=== Written exercise ===
Everything from the line with "Clone this chart in matplotlib." down to the line with "plt.rcParams['axes.unicode_minus'] = False" below must be printed exactly, those two lines included. Exclude pictures.

[Start of Source records]

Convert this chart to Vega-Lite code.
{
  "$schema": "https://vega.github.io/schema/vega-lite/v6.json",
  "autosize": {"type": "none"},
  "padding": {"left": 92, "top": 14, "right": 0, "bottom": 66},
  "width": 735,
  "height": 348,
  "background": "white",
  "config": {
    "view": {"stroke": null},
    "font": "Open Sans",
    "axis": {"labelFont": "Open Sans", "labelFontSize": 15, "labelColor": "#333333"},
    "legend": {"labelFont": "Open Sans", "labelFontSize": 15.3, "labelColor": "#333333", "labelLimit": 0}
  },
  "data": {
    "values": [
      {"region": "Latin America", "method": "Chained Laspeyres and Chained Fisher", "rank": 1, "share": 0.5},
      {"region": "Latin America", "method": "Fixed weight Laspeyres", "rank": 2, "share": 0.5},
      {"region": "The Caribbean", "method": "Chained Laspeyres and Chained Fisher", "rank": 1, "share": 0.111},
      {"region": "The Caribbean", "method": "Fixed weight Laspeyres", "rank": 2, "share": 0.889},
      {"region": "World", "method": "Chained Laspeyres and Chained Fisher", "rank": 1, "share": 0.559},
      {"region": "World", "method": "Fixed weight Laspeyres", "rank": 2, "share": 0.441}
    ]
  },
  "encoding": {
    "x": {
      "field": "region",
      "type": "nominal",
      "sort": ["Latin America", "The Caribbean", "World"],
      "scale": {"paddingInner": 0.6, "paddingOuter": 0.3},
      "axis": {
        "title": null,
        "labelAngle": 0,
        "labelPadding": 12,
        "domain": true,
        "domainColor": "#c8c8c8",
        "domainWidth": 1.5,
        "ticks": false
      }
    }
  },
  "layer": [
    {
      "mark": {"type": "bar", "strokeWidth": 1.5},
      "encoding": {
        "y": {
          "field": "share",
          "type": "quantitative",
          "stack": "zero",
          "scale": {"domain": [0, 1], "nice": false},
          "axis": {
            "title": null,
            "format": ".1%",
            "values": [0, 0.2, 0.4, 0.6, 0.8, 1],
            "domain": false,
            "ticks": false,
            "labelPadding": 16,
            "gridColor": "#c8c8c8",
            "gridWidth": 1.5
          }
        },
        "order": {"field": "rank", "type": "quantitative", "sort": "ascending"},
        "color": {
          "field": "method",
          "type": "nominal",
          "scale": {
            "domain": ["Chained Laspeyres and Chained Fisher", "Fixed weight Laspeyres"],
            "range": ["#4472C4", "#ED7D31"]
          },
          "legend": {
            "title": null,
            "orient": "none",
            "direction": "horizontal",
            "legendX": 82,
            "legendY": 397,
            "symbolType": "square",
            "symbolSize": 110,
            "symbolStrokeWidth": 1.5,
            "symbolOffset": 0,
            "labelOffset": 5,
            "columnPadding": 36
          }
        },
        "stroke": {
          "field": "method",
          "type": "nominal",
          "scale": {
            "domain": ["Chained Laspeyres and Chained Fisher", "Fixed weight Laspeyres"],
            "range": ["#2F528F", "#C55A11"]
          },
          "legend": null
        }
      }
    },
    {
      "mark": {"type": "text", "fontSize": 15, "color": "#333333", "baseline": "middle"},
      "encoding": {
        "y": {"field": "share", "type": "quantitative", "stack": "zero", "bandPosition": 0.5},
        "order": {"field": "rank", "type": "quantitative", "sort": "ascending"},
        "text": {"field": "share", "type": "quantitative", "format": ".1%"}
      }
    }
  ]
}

[End of Source records]
[Start of Source records]

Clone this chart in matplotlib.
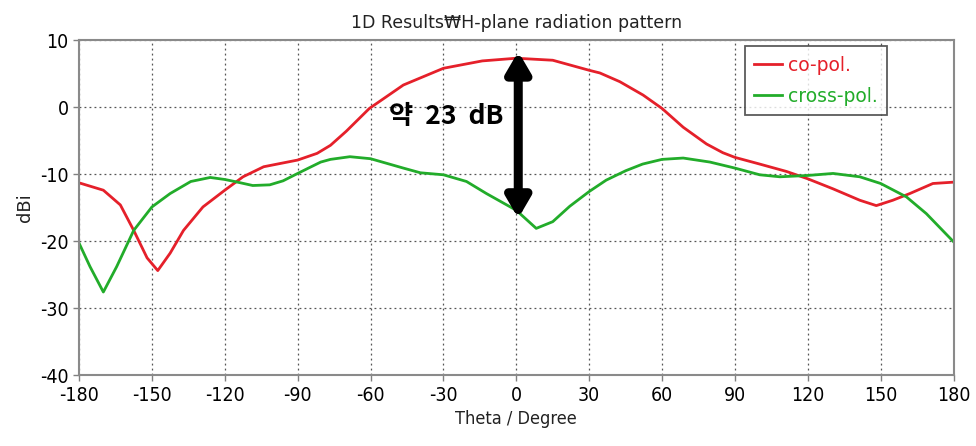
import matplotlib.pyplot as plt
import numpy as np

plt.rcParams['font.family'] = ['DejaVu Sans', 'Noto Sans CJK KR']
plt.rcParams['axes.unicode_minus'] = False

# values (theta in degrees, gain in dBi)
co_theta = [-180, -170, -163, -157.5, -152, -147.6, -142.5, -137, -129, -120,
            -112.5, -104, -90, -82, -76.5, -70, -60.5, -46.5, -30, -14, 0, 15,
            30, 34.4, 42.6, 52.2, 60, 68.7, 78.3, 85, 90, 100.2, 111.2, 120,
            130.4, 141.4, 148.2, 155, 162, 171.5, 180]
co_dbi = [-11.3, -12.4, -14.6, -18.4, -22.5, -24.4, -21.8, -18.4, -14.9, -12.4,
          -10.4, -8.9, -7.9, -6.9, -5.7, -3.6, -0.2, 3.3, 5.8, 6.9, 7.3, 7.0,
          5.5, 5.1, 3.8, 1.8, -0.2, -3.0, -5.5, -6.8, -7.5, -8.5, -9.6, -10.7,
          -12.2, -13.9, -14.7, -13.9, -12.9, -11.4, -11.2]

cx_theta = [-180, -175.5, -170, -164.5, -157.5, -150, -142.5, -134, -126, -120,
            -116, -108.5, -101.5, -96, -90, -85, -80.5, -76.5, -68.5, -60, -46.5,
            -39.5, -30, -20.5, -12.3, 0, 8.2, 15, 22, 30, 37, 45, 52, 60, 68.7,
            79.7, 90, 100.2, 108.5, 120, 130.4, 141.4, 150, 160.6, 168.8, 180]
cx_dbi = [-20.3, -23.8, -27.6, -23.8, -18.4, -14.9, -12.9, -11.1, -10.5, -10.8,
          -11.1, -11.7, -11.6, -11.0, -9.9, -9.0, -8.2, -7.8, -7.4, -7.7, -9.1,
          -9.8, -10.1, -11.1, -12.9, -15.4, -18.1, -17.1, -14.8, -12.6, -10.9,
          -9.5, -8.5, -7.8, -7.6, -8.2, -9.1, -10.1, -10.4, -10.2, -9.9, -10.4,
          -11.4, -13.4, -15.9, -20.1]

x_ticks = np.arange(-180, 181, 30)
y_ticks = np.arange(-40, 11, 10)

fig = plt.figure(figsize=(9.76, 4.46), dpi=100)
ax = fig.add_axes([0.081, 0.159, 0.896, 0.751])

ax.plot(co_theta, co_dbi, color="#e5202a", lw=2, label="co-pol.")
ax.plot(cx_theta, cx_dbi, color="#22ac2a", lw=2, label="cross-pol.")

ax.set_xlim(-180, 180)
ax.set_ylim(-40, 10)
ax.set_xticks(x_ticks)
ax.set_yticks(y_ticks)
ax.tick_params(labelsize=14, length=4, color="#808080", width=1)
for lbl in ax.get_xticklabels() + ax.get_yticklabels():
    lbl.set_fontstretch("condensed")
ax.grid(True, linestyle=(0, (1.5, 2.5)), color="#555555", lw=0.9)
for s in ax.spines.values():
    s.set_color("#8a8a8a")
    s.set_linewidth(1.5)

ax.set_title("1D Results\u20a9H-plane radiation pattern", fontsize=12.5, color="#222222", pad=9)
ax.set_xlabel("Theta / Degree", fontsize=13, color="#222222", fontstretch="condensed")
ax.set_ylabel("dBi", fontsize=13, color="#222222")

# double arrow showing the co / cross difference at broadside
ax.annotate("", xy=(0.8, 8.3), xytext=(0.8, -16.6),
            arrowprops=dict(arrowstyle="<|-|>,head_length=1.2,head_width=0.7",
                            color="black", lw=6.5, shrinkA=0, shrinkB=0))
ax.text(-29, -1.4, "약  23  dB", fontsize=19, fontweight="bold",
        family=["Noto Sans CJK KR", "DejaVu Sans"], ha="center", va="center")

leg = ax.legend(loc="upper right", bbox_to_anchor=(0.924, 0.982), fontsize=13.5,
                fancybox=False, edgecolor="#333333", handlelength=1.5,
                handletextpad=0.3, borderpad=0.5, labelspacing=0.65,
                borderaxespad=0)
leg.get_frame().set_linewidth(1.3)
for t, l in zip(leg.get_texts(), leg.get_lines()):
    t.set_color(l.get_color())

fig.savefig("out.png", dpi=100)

[End of Source records]

=== Answer to this problem ===
Clone this chart in matplotlib.
import matplotlib.pyplot as plt
import numpy as np

plt.rcParams['font.family'] = ['DejaVu Sans', 'Noto Sans CJK KR']
plt.rcParams['axes.unicode_minus'] = False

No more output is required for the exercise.